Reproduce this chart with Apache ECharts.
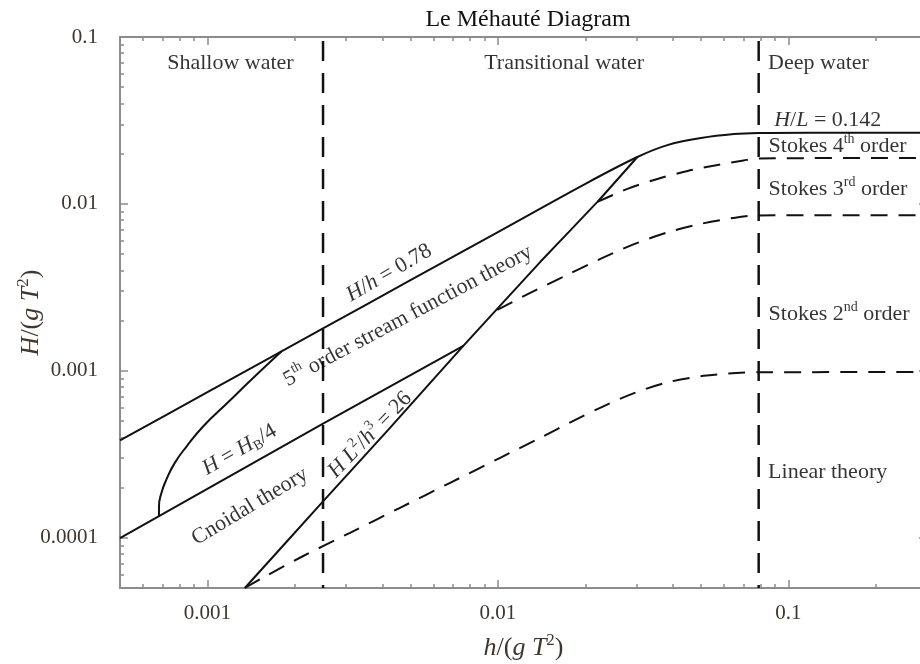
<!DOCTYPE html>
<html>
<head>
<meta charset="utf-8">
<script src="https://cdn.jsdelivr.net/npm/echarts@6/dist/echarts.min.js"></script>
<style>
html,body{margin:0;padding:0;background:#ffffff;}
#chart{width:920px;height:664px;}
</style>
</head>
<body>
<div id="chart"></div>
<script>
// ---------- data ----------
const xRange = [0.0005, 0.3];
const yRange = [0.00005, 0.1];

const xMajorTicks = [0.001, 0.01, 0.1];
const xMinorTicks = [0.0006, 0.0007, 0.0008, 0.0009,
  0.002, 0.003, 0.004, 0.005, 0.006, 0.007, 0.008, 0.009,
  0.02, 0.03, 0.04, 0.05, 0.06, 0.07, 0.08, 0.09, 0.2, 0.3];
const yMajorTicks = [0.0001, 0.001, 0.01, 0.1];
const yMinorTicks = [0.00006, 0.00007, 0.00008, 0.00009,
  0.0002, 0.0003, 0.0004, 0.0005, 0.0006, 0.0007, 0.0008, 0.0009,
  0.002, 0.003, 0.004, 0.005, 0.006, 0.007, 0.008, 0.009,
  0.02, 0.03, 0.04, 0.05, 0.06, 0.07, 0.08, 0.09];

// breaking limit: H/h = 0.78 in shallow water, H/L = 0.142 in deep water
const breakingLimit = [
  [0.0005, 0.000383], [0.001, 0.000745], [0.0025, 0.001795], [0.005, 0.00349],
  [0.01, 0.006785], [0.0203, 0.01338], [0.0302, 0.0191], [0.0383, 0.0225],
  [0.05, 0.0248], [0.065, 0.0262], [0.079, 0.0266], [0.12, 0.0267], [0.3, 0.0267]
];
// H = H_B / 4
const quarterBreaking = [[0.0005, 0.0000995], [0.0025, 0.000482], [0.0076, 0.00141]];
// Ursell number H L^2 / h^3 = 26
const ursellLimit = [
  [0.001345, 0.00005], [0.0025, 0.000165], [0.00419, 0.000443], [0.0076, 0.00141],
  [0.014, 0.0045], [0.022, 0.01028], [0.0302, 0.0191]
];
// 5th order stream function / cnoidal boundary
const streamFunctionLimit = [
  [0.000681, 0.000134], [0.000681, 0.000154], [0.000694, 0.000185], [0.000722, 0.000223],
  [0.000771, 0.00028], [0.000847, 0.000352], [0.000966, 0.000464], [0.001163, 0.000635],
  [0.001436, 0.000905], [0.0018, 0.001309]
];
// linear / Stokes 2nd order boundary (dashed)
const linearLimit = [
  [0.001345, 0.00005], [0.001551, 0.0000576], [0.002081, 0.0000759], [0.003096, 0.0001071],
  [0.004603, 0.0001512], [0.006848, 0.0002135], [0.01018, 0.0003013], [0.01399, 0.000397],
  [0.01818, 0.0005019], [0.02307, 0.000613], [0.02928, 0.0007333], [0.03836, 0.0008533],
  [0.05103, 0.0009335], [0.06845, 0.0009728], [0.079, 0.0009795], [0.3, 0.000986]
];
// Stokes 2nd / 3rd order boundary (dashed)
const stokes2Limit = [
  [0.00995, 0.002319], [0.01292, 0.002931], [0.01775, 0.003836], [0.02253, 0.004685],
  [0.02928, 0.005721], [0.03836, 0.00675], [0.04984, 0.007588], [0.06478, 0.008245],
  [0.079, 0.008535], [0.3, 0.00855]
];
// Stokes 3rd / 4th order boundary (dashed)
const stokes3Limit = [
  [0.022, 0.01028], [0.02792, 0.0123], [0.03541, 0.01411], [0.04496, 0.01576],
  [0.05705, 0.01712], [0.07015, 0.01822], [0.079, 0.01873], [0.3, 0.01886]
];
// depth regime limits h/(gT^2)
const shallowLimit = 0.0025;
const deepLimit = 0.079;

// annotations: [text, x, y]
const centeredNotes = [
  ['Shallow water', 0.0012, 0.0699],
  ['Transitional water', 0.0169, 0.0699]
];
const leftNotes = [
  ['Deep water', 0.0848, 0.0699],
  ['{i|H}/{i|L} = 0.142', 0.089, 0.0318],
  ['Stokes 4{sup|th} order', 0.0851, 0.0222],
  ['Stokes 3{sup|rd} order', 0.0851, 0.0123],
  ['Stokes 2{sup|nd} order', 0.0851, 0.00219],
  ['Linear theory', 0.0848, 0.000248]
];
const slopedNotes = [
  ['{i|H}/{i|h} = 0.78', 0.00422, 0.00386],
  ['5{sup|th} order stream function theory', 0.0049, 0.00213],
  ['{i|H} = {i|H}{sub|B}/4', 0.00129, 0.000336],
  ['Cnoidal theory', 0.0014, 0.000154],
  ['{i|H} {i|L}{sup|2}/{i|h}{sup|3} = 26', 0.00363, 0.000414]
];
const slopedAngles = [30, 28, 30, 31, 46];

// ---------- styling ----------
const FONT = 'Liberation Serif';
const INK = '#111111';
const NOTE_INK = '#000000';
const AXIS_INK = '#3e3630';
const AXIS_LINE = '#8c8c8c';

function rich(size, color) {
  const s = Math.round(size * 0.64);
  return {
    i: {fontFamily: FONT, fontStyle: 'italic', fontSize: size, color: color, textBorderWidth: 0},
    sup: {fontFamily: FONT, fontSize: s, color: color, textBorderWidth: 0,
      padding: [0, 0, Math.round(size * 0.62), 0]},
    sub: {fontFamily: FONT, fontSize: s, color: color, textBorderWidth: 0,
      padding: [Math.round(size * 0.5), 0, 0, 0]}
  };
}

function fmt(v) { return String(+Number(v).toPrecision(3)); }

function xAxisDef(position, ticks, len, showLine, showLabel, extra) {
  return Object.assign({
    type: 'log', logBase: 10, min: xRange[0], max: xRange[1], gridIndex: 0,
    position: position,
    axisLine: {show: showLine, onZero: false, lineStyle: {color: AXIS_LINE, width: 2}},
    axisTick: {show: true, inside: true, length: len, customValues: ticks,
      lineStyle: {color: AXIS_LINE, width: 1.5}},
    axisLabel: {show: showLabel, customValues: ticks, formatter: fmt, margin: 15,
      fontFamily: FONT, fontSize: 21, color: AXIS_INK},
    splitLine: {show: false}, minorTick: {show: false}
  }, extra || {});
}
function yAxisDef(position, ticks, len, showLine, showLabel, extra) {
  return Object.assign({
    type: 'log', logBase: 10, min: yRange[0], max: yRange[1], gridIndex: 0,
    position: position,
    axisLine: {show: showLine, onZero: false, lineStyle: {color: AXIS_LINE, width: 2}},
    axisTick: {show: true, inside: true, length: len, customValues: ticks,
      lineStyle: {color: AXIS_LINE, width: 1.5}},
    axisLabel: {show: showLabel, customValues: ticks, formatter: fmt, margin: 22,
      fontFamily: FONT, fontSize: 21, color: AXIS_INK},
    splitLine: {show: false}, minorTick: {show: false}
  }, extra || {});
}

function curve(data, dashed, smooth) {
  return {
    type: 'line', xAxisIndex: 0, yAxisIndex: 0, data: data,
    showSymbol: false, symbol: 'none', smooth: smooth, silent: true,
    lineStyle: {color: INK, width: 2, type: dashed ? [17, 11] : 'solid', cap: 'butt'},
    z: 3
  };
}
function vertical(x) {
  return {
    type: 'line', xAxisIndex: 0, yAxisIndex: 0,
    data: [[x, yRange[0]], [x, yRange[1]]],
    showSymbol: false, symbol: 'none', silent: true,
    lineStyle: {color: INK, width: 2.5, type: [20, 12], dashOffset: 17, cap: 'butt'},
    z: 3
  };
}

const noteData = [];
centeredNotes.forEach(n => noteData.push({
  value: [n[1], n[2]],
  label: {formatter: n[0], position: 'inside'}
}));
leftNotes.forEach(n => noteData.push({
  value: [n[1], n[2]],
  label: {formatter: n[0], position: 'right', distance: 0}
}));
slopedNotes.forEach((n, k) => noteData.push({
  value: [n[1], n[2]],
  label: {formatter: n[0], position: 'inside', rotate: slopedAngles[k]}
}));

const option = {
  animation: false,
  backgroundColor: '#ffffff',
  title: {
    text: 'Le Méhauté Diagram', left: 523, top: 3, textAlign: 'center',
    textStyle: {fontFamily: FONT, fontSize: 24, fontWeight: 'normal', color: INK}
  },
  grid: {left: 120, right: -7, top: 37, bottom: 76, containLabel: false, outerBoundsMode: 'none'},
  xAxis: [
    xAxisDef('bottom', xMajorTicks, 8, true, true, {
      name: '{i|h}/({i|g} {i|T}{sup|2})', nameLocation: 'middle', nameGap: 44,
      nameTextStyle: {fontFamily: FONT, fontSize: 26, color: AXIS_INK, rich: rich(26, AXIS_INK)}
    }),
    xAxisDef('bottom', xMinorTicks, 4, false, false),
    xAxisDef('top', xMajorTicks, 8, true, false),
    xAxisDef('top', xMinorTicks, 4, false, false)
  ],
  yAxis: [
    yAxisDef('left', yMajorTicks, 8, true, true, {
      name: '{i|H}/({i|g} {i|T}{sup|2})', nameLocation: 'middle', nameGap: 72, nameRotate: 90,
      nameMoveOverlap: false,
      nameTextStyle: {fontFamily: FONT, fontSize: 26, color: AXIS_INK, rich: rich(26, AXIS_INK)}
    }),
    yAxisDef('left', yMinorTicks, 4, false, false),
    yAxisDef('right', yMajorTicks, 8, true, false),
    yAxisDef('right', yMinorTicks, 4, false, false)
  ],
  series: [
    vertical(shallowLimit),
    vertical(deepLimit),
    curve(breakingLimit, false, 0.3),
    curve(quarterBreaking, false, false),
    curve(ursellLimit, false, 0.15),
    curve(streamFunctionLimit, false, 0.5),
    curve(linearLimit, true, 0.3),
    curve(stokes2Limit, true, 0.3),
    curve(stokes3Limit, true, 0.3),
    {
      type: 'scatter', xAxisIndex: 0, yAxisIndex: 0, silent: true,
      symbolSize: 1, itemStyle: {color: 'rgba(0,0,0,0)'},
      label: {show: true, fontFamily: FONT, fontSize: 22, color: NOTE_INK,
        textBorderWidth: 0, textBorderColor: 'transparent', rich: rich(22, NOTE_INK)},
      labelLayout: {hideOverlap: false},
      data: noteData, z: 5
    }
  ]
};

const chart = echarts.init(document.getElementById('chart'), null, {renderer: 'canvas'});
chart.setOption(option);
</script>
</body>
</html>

* _Exercise task_:
With the pictures left out, restate word for word every line of the data above, from the first down to the line that contains "0.02, 0.03, 0.04, 0.05, 0.06, 0.07, 0.08, 0.09];".

* _Task answer_:
Reproduce this chart with Apache ECharts.
<!DOCTYPE html>
<html>
<head>
<meta charset="utf-8">
<script src="https://cdn.jsdelivr.net/npm/echarts@6/dist/echarts.min.js"></script>
<style>
html,body{margin:0;padding:0;background:#ffffff;}
#chart{width:920px;height:664px;}
</style>
</head>
<body>
<div id="chart"></div>
<script>
// ---------- data ----------
const xRange = [0.0005, 0.3];
const yRange = [0.00005, 0.1];

const xMajorTicks = [0.001, 0.01, 0.1];
const xMinorTicks = [0.0006, 0.0007, 0.0008, 0.0009,
  0.002, 0.003, 0.004, 0.005, 0.006, 0.007, 0.008, 0.009,
  0.02, 0.03, 0.04, 0.05, 0.06, 0.07, 0.08, 0.09, 0.2, 0.3];
const yMajorTicks = [0.0001, 0.001, 0.01, 0.1];
const yMinorTicks = [0.00006, 0.00007, 0.00008, 0.00009,
  0.0002, 0.0003, 0.0004, 0.0005, 0.0006, 0.0007, 0.0008, 0.0009,
  0.002, 0.003, 0.004, 0.005, 0.006, 0.007, 0.008, 0.009,
  0.02, 0.03, 0.04, 0.05, 0.06, 0.07, 0.08, 0.09];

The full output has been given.